§ Set task: Reproduce exactly, with no pictures, each line from the opening of the material down through the line containing "3.45, 3.7, 3.7];".

########################################

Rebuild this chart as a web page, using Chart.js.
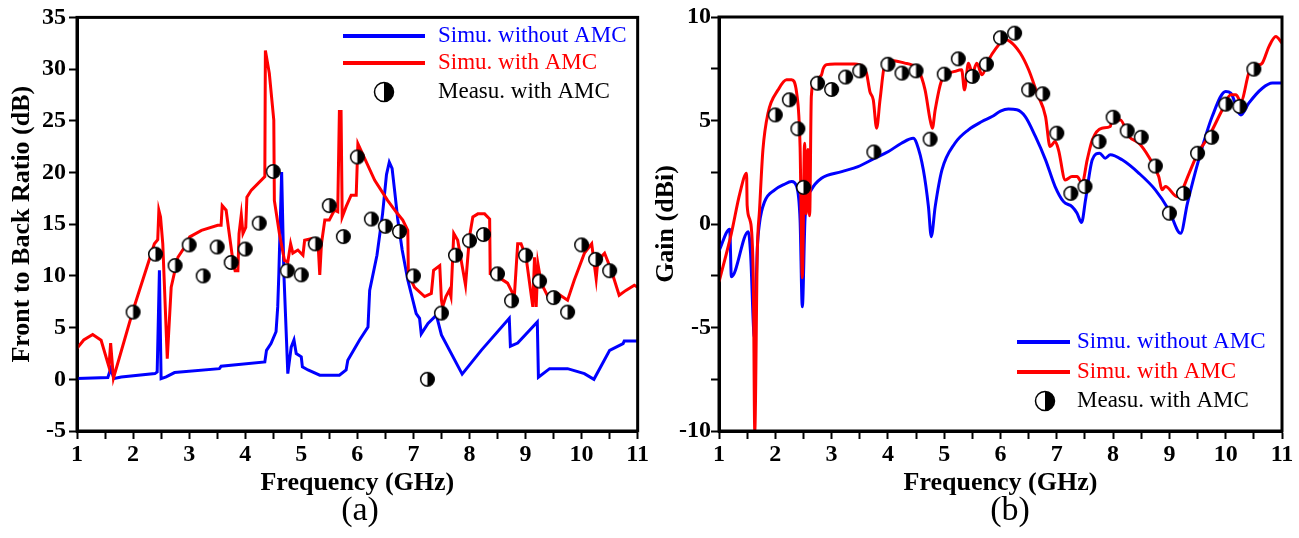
<!DOCTYPE html>
<html>
<head>
<meta charset="utf-8">
<script src="https://cdn.jsdelivr.net/npm/chart.js@4"></script>
<style>
  body { margin: 0; background: #fff; }
  #wrap { position: relative; width: 1299px; height: 538px; }
  canvas { position: absolute; top: 0; }
</style>
</head>
<body>
<div id="wrap">
  <canvas id="chartA" width="650" height="538" style="left:0"></canvas>
  <canvas id="chartB" width="649" height="538" style="left:650px"></canvas>
</div>
<script>
// ---- (a) front to back ratio ----
const aBlueX = [1.0, 1.55, 1.6, 1.66, 1.79, 2.39, 2.43, 2.47, 2.5, 2.59, 2.74, 3.54, 3.57, 4.35, 4.38, 4.46, 4.55, 4.58, 4.6, 4.65, 4.69, 4.76, 4.82, 4.87, 4.91, 5.0, 5.02, 5.12, 5.33, 5.68, 5.8, 5.83, 6.04, 6.19, 6.22, 6.35, 6.45, 6.52, 6.57, 6.62, 6.67, 6.72, 6.8, 6.9, 7.05, 7.11, 7.14, 7.26, 7.41, 7.5, 7.87, 8.21, 8.71, 8.73, 8.86, 9.21, 9.23, 9.43, 9.75, 10.05, 10.22, 10.5, 10.74, 10.76, 11.0];
const aBlueY = [0.07, 0.17, 1.0, 0.07, 0.23, 0.55, 0.7, 10.55, 0.07, 0.23, 0.65, 1.03, 1.26, 1.68, 2.8, 3.45, 4.6, 7.0, 10.2, 20.05, 10.2, 0.55, 3.1, 3.8, 2.49, 2.17, 1.2, 0.9, 0.4, 0.4, 0.9, 1.84, 3.8, 5.06, 8.6, 12.0, 16.0, 19.8, 21.0, 20.4, 18.0, 15.5, 12.5, 9.6, 6.35, 5.9, 4.4, 5.4, 6.2, 4.3, 0.5, 2.8, 5.9, 3.2, 3.5, 5.55, 0.2, 1.03, 1.03, 0.55, 0.0, 2.8, 3.45, 3.7, 3.7];

const aRedX = [1.0, 1.12, 1.28, 1.43, 1.57, 1.6, 1.65, 2.0, 2.38, 2.44, 2.46, 2.49, 2.53, 2.61, 2.68, 2.8, 2.92, 3.01, 3.22, 3.51, 3.57, 3.59, 3.66, 3.7, 3.78, 3.82, 3.87, 3.89, 3.93, 3.96, 4.01, 4.03, 4.11, 4.35, 4.36, 4.43, 4.51, 4.52, 4.61, 4.7, 4.76, 4.81, 4.85, 4.94, 5.03, 5.06, 5.18, 5.3, 5.33, 5.36, 5.42, 5.5, 5.59, 5.65, 5.68, 5.71, 5.73, 5.8, 5.89, 5.98, 6.01, 6.31, 6.54, 6.69, 6.81, 6.9, 6.91, 7.02, 7.2, 7.32, 7.36, 7.47, 7.5, 7.52, 7.58, 7.64, 7.67, 7.72, 7.79, 7.93, 8.0, 8.06, 8.15, 8.27, 8.36, 8.37, 8.51, 8.68, 8.8, 8.86, 8.92, 9.01, 9.13, 9.16, 9.19, 9.22, 9.28, 9.4, 9.57, 9.75, 9.87, 10.05, 10.18, 10.26, 10.29, 10.41, 10.53, 10.67, 10.79, 10.94, 11.0];
const aRedY = [3.0, 3.8, 4.33, 3.78, 1.2, 3.5, 0.1, 6.68, 13.1, 13.5, 16.35, 15.7, 13.1, 2.0, 8.9, 11.8, 12.8, 13.77, 14.4, 14.9, 14.9, 16.8, 16.35, 14.7, 11.5, 10.5, 10.5, 14.1, 15.9, 14.1, 14.7, 17.6, 18.3, 19.6, 31.8, 29.6, 25.06, 17.3, 14.1, 11.5, 11.35, 13.1, 12.2, 12.5, 12.0, 13.45, 13.6, 13.1, 10.1, 13.1, 15.4, 15.4, 16.35, 16.2, 25.9, 25.9, 15.7, 16.7, 17.8, 17.8, 22.8, 19.25, 17.3, 16.2, 15.4, 14.4, 10.2, 8.9, 8.0, 8.3, 10.55, 11.0, 7.65, 7.0, 8.0, 8.6, 8.0, 14.1, 13.45, 9.1, 13.77, 15.7, 16.0, 16.0, 15.5, 10.2, 9.9, 9.3, 8.0, 13.1, 13.1, 11.8, 7.0, 11.8, 7.0, 11.2, 9.3, 8.0, 8.3, 7.65, 9.6, 12.2, 13.1, 9.7, 11.5, 12.2, 10.55, 8.13, 8.6, 9.1, 8.9];

const aMeasX = [2, 2.4, 2.75, 3, 3.25, 3.5, 3.75, 4, 4.25, 4.5, 4.75, 5, 5.25, 5.5, 5.75, 6, 6.25, 6.5, 6.75, 7, 7.25, 7.5, 7.75, 8, 8.25, 8.5, 8.75, 9, 9.25, 9.5, 9.75, 10, 10.25, 10.5];
const aMeasY = [6.5, 12.1, 11.0, 13.0, 10.0, 12.8, 11.3, 12.6, 15.1, 20.1, 10.5, 10.1, 13.1, 16.8, 13.8, 21.5, 15.5, 14.8, 14.3, 10.0, 0.0, 6.4, 12.0, 13.4, 14.0, 10.2, 7.6, 12.0, 9.5, 7.9, 6.5, 13.0, 11.6, 10.5];

// ---- (b) gain ----
const bBlueX = [1.0, 1.19, 1.22, 1.52, 1.56, 1.63, 1.68, 1.72, 1.81, 1.99, 2.15, 2.29, 2.38, 2.44, 2.48, 2.53, 2.64, 2.82, 3.18, 3.47, 3.77, 4.01, 4.24, 4.45, 4.51, 4.63, 4.72, 4.77, 4.84, 4.96, 5.19, 5.43, 5.67, 5.85, 6.0, 6.14, 6.29, 6.44, 6.62, 6.8, 6.97, 7.12, 7.27, 7.36, 7.44, 7.51, 7.63, 7.76, 7.86, 7.95, 8.16, 8.46, 8.75, 8.99, 9.2, 9.32, 9.52, 9.76, 10.0, 10.09, 10.27, 10.41, 10.65, 10.83, 11.0];
const bBlueY = [-1.3, -0.25, -2.55, -0.37, -1.4, -5.5, -1.2, 0.05, 1.08, 1.65, 1.9, 2.05, 1.81, 0.19, -4.0, 0.35, 1.65, 2.21, 2.53, 2.77, 3.18, 3.5, 3.9, 4.14, 3.9, 2.61, 0.84, -0.61, 0.84, 2.61, 3.9, 4.55, 4.95, 5.19, 5.45, 5.55, 5.52, 5.19, 4.23, 3.1, 1.81, 1.08, 0.84, 0.52, 0.07, 1.16, 3.1, 3.42, 3.18, 3.34, 3.1, 2.45, 1.65, 0.68, -0.45, 1.0, 3.1, 5.19, 6.4, 6.32, 5.27, 5.84, 6.56, 6.81, 6.81];

const bRedX = [1.0, 1.22, 1.37, 1.49, 1.5, 1.55, 1.61, 1.635, 1.68, 1.72, 1.78, 1.87, 2.05, 2.2, 2.29, 2.38, 2.44, 2.48, 2.52, 2.55, 2.58, 2.61, 2.64, 2.7, 2.82, 2.85, 2.91, 3.06, 3.41, 3.55, 3.62, 3.68, 3.74, 3.8, 3.86, 3.95, 4.07, 4.3, 4.42, 4.54, 4.66, 4.75, 4.79, 4.84, 4.96, 5.19, 5.31, 5.36, 5.43, 5.5, 5.58, 5.67, 5.79, 5.91, 6.08, 6.17, 6.35, 6.5, 6.65, 6.8, 6.88, 6.97, 7.03, 7.15, 7.27, 7.36, 7.45, 7.54, 7.63, 7.8, 7.95, 7.98, 8.13, 8.28, 8.46, 8.63, 8.81, 8.87, 8.93, 9.14, 9.2, 9.35, 9.52, 9.7, 9.94, 10.09, 10.18, 10.27, 10.41, 10.47, 10.59, 10.65, 10.77, 10.89, 11.0];
const bRedY = [-2.8, -0.45, 1.48, 2.45, 0.9, 0.19, -2.7, -10, -1.42, 0.68, 3.58, 5.35, 6.48, 6.97, 6.97, 6.32, 3.74, -2.6, 3.9, 0.5, 3.6, 0.4, 6.16, 6.97, 7.2, 7.5, 7.7, 7.73, 7.73, 7.6, 7.29, 6.4, 6.0, 4.63, 6.0, 7.77, 7.9, 7.77, 7.69, 7.45, 6.48, 5.03, 4.63, 5.52, 6.97, 7.37, 7.45, 6.48, 7.77, 7.3, 7.77, 7.21, 7.93, 8.45, 8.9, 8.82, 8.26, 7.45, 6.32, 5.19, 3.74, 3.98, 3.58, 2.13, 2.29, 2.29, 1.97, 3.1, 4.06, 4.63, 4.71, 5.03, 5.03, 4.23, 3.9, 3.26, 2.29, 1.65, 1.81, 1.32, 1.48, 2.45, 3.5, 4.23, 5.52, 6.24, 6.24, 5.92, 7.29, 7.61, 7.69, 7.77, 8.58, 9.06, 8.74];

const bMeasX = [2, 2.25, 2.4, 2.5, 2.75, 3, 3.25, 3.5, 3.75, 4, 4.25, 4.5, 4.75, 5, 5.25, 5.5, 5.75, 6, 6.25, 6.5, 6.75, 7, 7.25, 7.5, 7.75, 8, 8.25, 8.5, 8.75, 9, 9.25, 9.5, 9.75, 10, 10.25, 10.5];
const bMeasY = [5.27, 6.0, 4.6, 1.77, 6.8, 6.5, 7.1, 7.4, 3.48, 7.72, 7.29, 7.4, 4.1, 7.24, 7.98, 7.13, 7.72, 9.0, 9.22, 6.48, 6.29, 4.39, 1.48, 1.81, 3.98, 5.16, 4.5, 4.19, 2.8, 0.52, 1.48, 3.42, 4.19, 5.79, 5.68, 7.48];

const legendText = ["Simu. without AMC", "Simu. with AMC", "Measu. with AMC"];

const FONT = "'Liberation Serif', 'Times New Roman', serif";

const pts = (xs, ys) => xs.map((x, i) => ({ x: x, y: ys[i] }));

// half filled circle (right half black)
const halfDot = (r) => {
  const c = document.createElement("canvas");
  const s = Math.ceil(r * 2 + 3);
  c.width = s; c.height = s;
  const g = c.getContext("2d");
  const m = s / 2;
  g.beginPath(); g.arc(m, m, r, 0, Math.PI * 2); g.fillStyle = "#fff"; g.fill();
  g.beginPath(); g.moveTo(m, m - r); g.arc(m, m, r, -Math.PI / 2, Math.PI / 2); g.closePath();
  g.fillStyle = "#000"; g.fill();
  g.beginPath(); g.arc(m, m, r, 0, Math.PI * 2); g.lineWidth = 1.5; g.strokeStyle = "#000"; g.stroke();
  return c;
};
const smallDot = halfDot(6.8);
const bigDot = halfDot(9.5);

const decor = {
  id: "decor",
  afterDraw(chart, args, o) {
    const ctx = chart.ctx, a = chart.chartArea;
    ctx.save();
    ctx.strokeStyle = "#000"; ctx.lineWidth = 3;
    ctx.strokeRect(a.left, a.top, a.right - a.left, a.bottom - a.top);
    ctx.font = "23px " + FONT;
    ctx.textBaseline = "middle";
    const cols = ["#0000ff", "#ff0000", "#000000"];
    legendText.forEach((t, i) => {
      const y = o.rows[i];
      if (i < 2) {
        ctx.strokeStyle = cols[i]; ctx.lineWidth = 4;
        ctx.beginPath(); ctx.moveTo(o.lineX0, y); ctx.lineTo(o.lineX1, y); ctx.stroke();
      } else {
        ctx.drawImage(bigDot, Math.round(o.markX - bigDot.width / 2), Math.round(y - bigDot.height / 2));
      }
      ctx.fillStyle = cols[i];
      ctx.fillText(t, o.textX, y);
    });
    ctx.font = "34px " + FONT;
    ctx.textAlign = "center";
    ctx.fillStyle = "#000";
    ctx.fillText(o.caption, o.capX, o.capY);
    ctx.restore();
  }
};

const makeChart = (id, c) => {
  new Chart(document.getElementById(id), {
    type: "line",
    data: {
      datasets: [
        { label: legendText[2], data: pts(c.measX, c.measY), showLine: false,
          pointStyle: smallDot, pointRadius: 7, borderColor: "#000", backgroundColor: "#000" },
        { label: legendText[1], data: pts(c.redX, c.redY), borderColor: "#ff0000", borderWidth: 3,
          pointRadius: 0, cubicInterpolationMode: c.mode, tension: 0 },
        { label: legendText[0], data: pts(c.blueX, c.blueY), borderColor: "#0000ff", borderWidth: 3,
          pointRadius: 0, cubicInterpolationMode: c.mode, tension: 0 },
      ],
    },
    options: {
      responsive: false,
      animation: false,
      events: [],
      layout: { padding: c.pad },
      plugins: { legend: { display: false }, tooltip: { enabled: false }, decor: c.decor },
      scales: {
        x: {
          type: "linear", min: 1, max: 11,
          afterFit: (s) => { s.height = 70; },
          border: { display: true, color: "#000", width: 3 },
          grid: { drawOnChartArea: false, drawTicks: true, tickLength: 8, tickWidth: 2, tickColor: "#000" },
          ticks: { stepSize: 0.5, autoSkip: false, maxRotation: 0, padding: 1, color: "#000",
                   font: { family: FONT, size: 24, weight: "bold" },
                   callback: (v) => (Number.isInteger(v) ? v : "") },
          title: { display: true, text: "Frequency (GHz)", color: "#000",
                   font: { family: FONT, size: 26, weight: "bold" }, padding: { top: 0, bottom: 2 } },
        },
        y: {
          min: c.yMin, max: c.yMax,
          afterFit: (s) => { s.width = c.yWidth; },
          border: { display: true, color: "#000", width: 3 },
          grid: { drawOnChartArea: false, drawTicks: true, tickLength: 8, tickWidth: 2, tickColor: "#000" },
          ticks: { stepSize: c.yStep, autoSkip: false, padding: c.yPad, color: "#000",
                   font: { family: FONT, size: 24, weight: "bold" },
                   callback: (v) => (v % 5 === 0 ? v : "") },
          title: { display: true, text: c.yTitle, color: "#000",
                   font: { family: FONT, size: 26, weight: "bold" }, padding: { top: c.yTitlePad, bottom: 0 } },
        },
      },
    },
    plugins: [decor],
  });
};

makeChart("chartA", {
  blueX: aBlueX, blueY: aBlueY, redX: aRedX, redY: aRedY, measX: aMeasX, measY: aMeasY,
  mode: "default", yMin: -5, yMax: 35, yStep: 5, yWidth: 77, yPad: 3, yTitlePad: 7,
  yTitle: "Front to Back Ratio (dB)",
  pad: { left: 0, right: 11, top: 17, bottom: 37 },
  decor: { rows: [36, 63, 92], lineX0: 343, lineX1: 425, markX: 384, textX: 438,
           caption: "(a)", capX: 360, capY: 511 },
});

makeChart("chartB", {
  blueX: bBlueX, blueY: bBlueY, redX: bRedX, redY: bRedY, measX: bMeasX, measY: bMeasY,
  mode: "monotone", yMin: -10, yMax: 10, yStep: 2.5, yWidth: 69, yPad: 0, yTitlePad: 1,
  yTitle: "Gain (dBi)",
  pad: { left: 0, right: 17, top: 17, bottom: 37 },
  decor: { rows: [342, 372, 401], lineX0: 367, lineX1: 420, markX: 395, textX: 427,
           caption: "(b)", capX: 360, capY: 511 },
});
</script>
</body>
</html>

########################################

§ Reply to the task:
Rebuild this chart as a web page, using Chart.js.
<!DOCTYPE html>
<html>
<head>
<meta charset="utf-8">
<script src="https://cdn.jsdelivr.net/npm/chart.js@4"></script>
<style>
  body { margin: 0; background: #fff; }
  #wrap { position: relative; width: 1299px; height: 538px; }
  canvas { position: absolute; top: 0; }
</style>
</head>
<body>
<div id="wrap">
  <canvas id="chartA" width="650" height="538" style="left:0"></canvas>
  <canvas id="chartB" width="649" height="538" style="left:650px"></canvas>
</div>
<script>
// ---- (a) front to back ratio ----
const aBlueX = [1.0, 1.55, 1.6, 1.66, 1.79, 2.39, 2.43, 2.47, 2.5, 2.59, 2.74, 3.54, 3.57, 4.35, 4.38, 4.46, 4.55, 4.58, 4.6, 4.65, 4.69, 4.76, 4.82, 4.87, 4.91, 5.0, 5.02, 5.12, 5.33, 5.68, 5.8, 5.83, 6.04, 6.19, 6.22, 6.35, 6.45, 6.52, 6.57, 6.62, 6.67, 6.72, 6.8, 6.9, 7.05, 7.11, 7.14, 7.26, 7.41, 7.5, 7.87, 8.21, 8.71, 8.73, 8.86, 9.21, 9.23, 9.43, 9.75, 10.05, 10.22, 10.5, 10.74, 10.76, 11.0];
const aBlueY = [0.07, 0.17, 1.0, 0.07, 0.23, 0.55, 0.7, 10.55, 0.07, 0.23, 0.65, 1.03, 1.26, 1.68, 2.8, 3.45, 4.6, 7.0, 10.2, 20.05, 10.2, 0.55, 3.1, 3.8, 2.49, 2.17, 1.2, 0.9, 0.4, 0.4, 0.9, 1.84, 3.8, 5.06, 8.6, 12.0, 16.0, 19.8, 21.0, 20.4, 18.0, 15.5, 12.5, 9.6, 6.35, 5.9, 4.4, 5.4, 6.2, 4.3, 0.5, 2.8, 5.9, 3.2, 3.5, 5.55, 0.2, 1.03, 1.03, 0.55, 0.0, 2.8, 3.45, 3.7, 3.7];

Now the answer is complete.